DERRY: […] Do you know, one day, a woman went by me in the street — I was at a bus-stop — and she was with another woman, and she looked at me, and she said….whispered….only I heard her…. she said, “Look at that, that’s a terrible thing. That’s a face only a mother could love.”
MR LAMB: So you believe everything you hear, then?
DERRY: It was cruel.
[…]
MR LAMB: And is that the only thing you ever heard anyone say, in your life?
DERRY: Oh no! I’ve heard a lot of things.
MR LAMB: So now you keep your ears shut.
DERRY: I think you’re daft….crazy….
MR LAMB: That’s a good excuse.
DERRY: What for? You don’t talk sense.
MR LAMB: Good excuse not to come back. And you’ve got a burned-up face, and that’s other people’s excuse.
DERRY: You’re like the others, you like to say things like that. If you don’t feel sorry for my face, you’re frightened of it, and if you’re not frightened, you think I’m ugly as a devil. I am a devil. Don’t you? [Shouts]
[Mr Lamb does not reply. He has gone to his bees.]
DERRY: [Quietly] No. You don’t. I like it here.
DERRY: I hate it here.
MOTHER: You can’t help the things you say. I forgive you. It’s bound to make you feel bad things….and say them.
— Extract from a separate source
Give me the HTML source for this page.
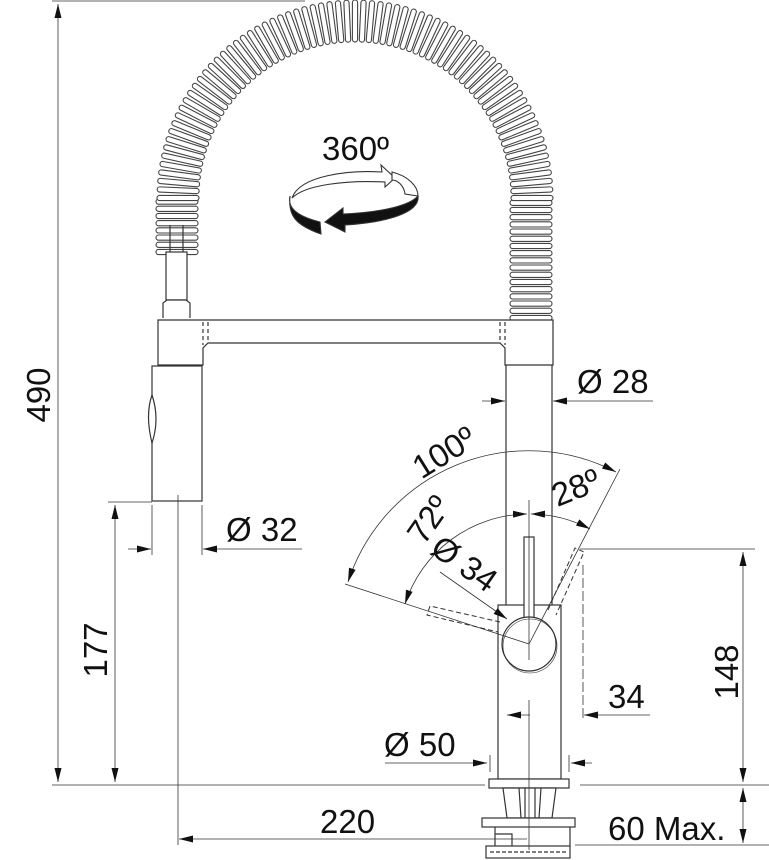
<!DOCTYPE html>
<html><head><meta charset="utf-8"><style>
html,body{margin:0;padding:0;background:#fff;width:769px;height:860px;overflow:hidden}
svg{display:block}
text{font-family:"Liberation Sans",sans-serif;fill:#111}
</style></head><body>
<svg id="s" width="769" height="860" viewBox="0 0 769 860" xmlns="http://www.w3.org/2000/svg">
<defs>
<marker id="a" viewBox="0 0 14 7" refX="14" refY="3.5" markerWidth="14" markerHeight="7" orient="auto-start-reverse" markerUnits="userSpaceOnUse"><path d="M0,0L14,3.5L0,7z" fill="#111"/></marker>
</defs>
<g id="coil" fill="#fff" stroke="#444" stroke-width="1.1"></g>
<g fill="none" stroke="#333" stroke-width="1.2">
<rect x="166" y="252" width="21" height="48" fill="#fff"/>
<line x1="170" y1="225" x2="170" y2="252"/><line x1="183" y1="225" x2="183" y2="252"/>
<path d="M163,318 L163,303 L167,300 L186,300 L190,303 L190,318" fill="#fff"/>
<path d="M158,320 L553,320 L553,365 L505,365 L505,348 L500,343 L208,343 L203,348 L203,365 L158,365 Z" fill="#fff"/>
<line x1="203" y1="322" x2="203" y2="345" stroke-dasharray="4,3"/>
<line x1="208" y1="322" x2="208" y2="343" stroke-dasharray="4,3"/>
<line x1="500" y1="322" x2="500" y2="343" stroke-dasharray="4,3"/>
<line x1="505" y1="322" x2="505" y2="345" stroke-dasharray="4,3"/>
<rect x="152" y="366" width="50" height="135" fill="#fff"/>
<path d="M152,395 q-7,20 0,48 q8,-24 0,-48z" fill="#fff"/>
<line x1="506" y1="365" x2="506" y2="605"/><line x1="552" y1="365" x2="552" y2="605"/>
<rect x="498" y="605" width="63" height="174" fill="#fff"/>
<rect x="524" y="537" width="10" height="82" fill="#fff"/>
<circle cx="529" cy="644" r="27" fill="#fff"/>
<circle cx="530" cy="646" r="27" stroke-width="0.6"/>
<g stroke-dasharray="5,3" stroke-width="1">
<path d="M500,622 L430,606 L427,615 L498,632"/>
<path d="M548,610 L575,548 L584,552 L556,615"/>
</g>
<rect x="489" y="779" width="80" height="9" fill="#fff"/>
<path d="M503,788 L556,788 L552,818 L507,818Z" fill="#fff"/>
<line x1="519" y1="788" x2="521" y2="818"/><line x1="525" y1="788" x2="525" y2="818"/><line x1="535" y1="788" x2="535" y2="818"/><line x1="541" y1="788" x2="539" y2="818"/>
<rect x="482" y="818" width="93" height="9" fill="#fff"/>
<path d="M495,827 L495,846 M570,827 L570,846 M495,834 L512,834 L512,846"/>
<rect x="486" y="846" width="84" height="12" fill="#fff"/>
<line x1="490" y1="852" x2="566" y2="852" stroke-dasharray="4,2"/>
</g>
<g stroke="#333" stroke-width="0.8" fill="none">
<line x1="178" y1="495" x2="178" y2="845"/>
<line x1="529" y1="500" x2="529" y2="660"/>
<line x1="529" y1="700" x2="529" y2="850"/>
<line x1="52" y1="1" x2="305" y2="1"/>
<line x1="52" y1="785" x2="485" y2="785"/><line x1="580" y1="785" x2="769" y2="785"/>
<line x1="108" y1="502" x2="152" y2="502"/>
<line x1="152" y1="505" x2="152" y2="555"/><line x1="202" y1="505" x2="202" y2="555"/>
<line x1="580" y1="549" x2="755" y2="549"/>
<line x1="583" y1="565" x2="583" y2="720" stroke-dasharray="10,3"/>
<line x1="575" y1="845" x2="769" y2="845"/>
<line x1="58" y1="4" x2="58" y2="782" marker-start="url(#a)" marker-end="url(#a)"/>
<line x1="115" y1="505" x2="115" y2="782" marker-start="url(#a)" marker-end="url(#a)"/>
<line x1="128" y1="549" x2="151" y2="549" marker-end="url(#a)"/>
<line x1="302" y1="549" x2="203" y2="549" marker-end="url(#a)"/>
<line x1="527" y1="839" x2="179" y2="839" marker-end="url(#a)"/>
<line x1="482" y1="401" x2="505" y2="401" marker-end="url(#a)"/>
<line x1="653" y1="401" x2="553" y2="401" marker-end="url(#a)"/>
<line x1="743" y1="552" x2="743" y2="782" marker-start="url(#a)" marker-end="url(#a)"/>
<line x1="743" y1="788" x2="743" y2="843" marker-start="url(#a)" marker-end="url(#a)"/>
<line x1="530" y1="715" x2="507" y2="715" marker-end="url(#a)"/>
<line x1="650" y1="715" x2="584" y2="715" marker-end="url(#a)"/>
<line x1="385" y1="763" x2="487" y2="763" marker-end="url(#a)"/>
<line x1="592" y1="763" x2="571" y2="763" marker-end="url(#a)"/>
<line x1="490" y1="755" x2="490" y2="772"/><line x1="569" y1="755" x2="569" y2="772"/>
<line x1="529" y1="644" x2="345" y2="584"/>
<line x1="529" y1="644" x2="620" y2="469"/>
<path d="M348,582 A190,190 0 0 1 616,472" marker-start="url(#a)" marker-end="url(#a)"/>
<path d="M405,604 A130,130 0 0 1 527,514" marker-start="url(#a)" marker-end="url(#a)"/>
<path d="M531,514 A130,130 0 0 1 590,529" marker-start="url(#a)" marker-end="url(#a)"/>
<line x1="440" y1="572" x2="507" y2="619" marker-end="url(#a)"/>
</g>
<g stroke="#333" stroke-width="1.1">
<path d="M292,198 C300,175 350,170 382,172 L381,165 L395,178 L385,187 L385,182 C345,180 305,185 292,198Z" fill="#fff"/>
<path d="M392,172 C408,176 418,186 418,196 L405,194 C404,186 398,180 392,180Z" fill="#fff"/>
<path d="M290,196 C288,205 292,215 320,222 L321,234 C295,225 288,215 290,196Z" fill="#111"/>
<path d="M418,196 C420,212 390,222 345,225 L345,232 L325,222 L343,208 L343,214 C385,212 410,205 418,196Z" fill="#111"/>
</g>
<g font-size="33">
<text x="322" y="160">360º</text>
<text x="226" y="541">Ø 32</text>
<text x="577" y="393">Ø 28</text>
<text x="608" y="708">34</text>
<text x="384" y="756">Ø 50</text>
<text x="320" y="833">220</text>
<text x="608" y="840">60 Max.</text>
<text transform="translate(50,395) rotate(-90)" text-anchor="middle">490</text>
<text transform="translate(107,650) rotate(-90)" text-anchor="middle">177</text>
<text transform="translate(738,672) rotate(-90)" text-anchor="middle">148</text>
<text transform="translate(450,462) rotate(-32)" text-anchor="middle">100º</text>
<text transform="translate(438,526) rotate(-55)" text-anchor="middle">72º</text>
<text transform="translate(580,498) rotate(-22)" text-anchor="middle">28º</text>
<text transform="translate(458,573) rotate(35)" text-anchor="middle">Ø 34</text>
</g>
</svg>
<script>
var g=document.getElementById('coil'),ns='http://www.w3.org/2000/svg';
function ring(cx,cy,ang){var r=document.createElementNS(ns,'rect');r.setAttribute('x',-21);r.setAttribute('y',-2.6);r.setAttribute('width',42);r.setAttribute('height',5.2);r.setAttribute('rx',2.6);r.setAttribute('transform','translate('+cx+','+cy+') rotate('+ang+')');g.appendChild(r);}
var cx=355,cy=198,R=177;
for(var y=252;y>cy+3;y-=7.2)ring(177,y,0);
for(var y=318;y>cy+3;y-=7.2)ring(531,y,0);
var n=72;for(var i=0;i<=n;i++){var t=Math.PI*(1-i/n);ring(cx+R*Math.cos(t),cy-R*Math.sin(t),-t*180/Math.PI);}
</script>
</body></html>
I don’t blame you.
DERRY: It’s got nothing to do with my face and what I look like. I don’t care about that and it isn’t important. It’s what I think and feel and what I want to see and find out and hear. And I’m going back there. Only to help him with the crab apples. Only to look at things and listen. But I’m going.
MOTHER: You’ll stop here.
DERRY: Oh no, oh no. Because if I don’t go back there, I’ll never go anywhere in this world again.
[The door slams. Derry runs, panting.]
And I want the world….I want it….I want it….
DERRY: […] Mr Lamb, It’s all right….You fell….I’m here, Mr Lamb, It’s all right.
[Silence]
I came back. Lamey-Lamb. I did…..come back.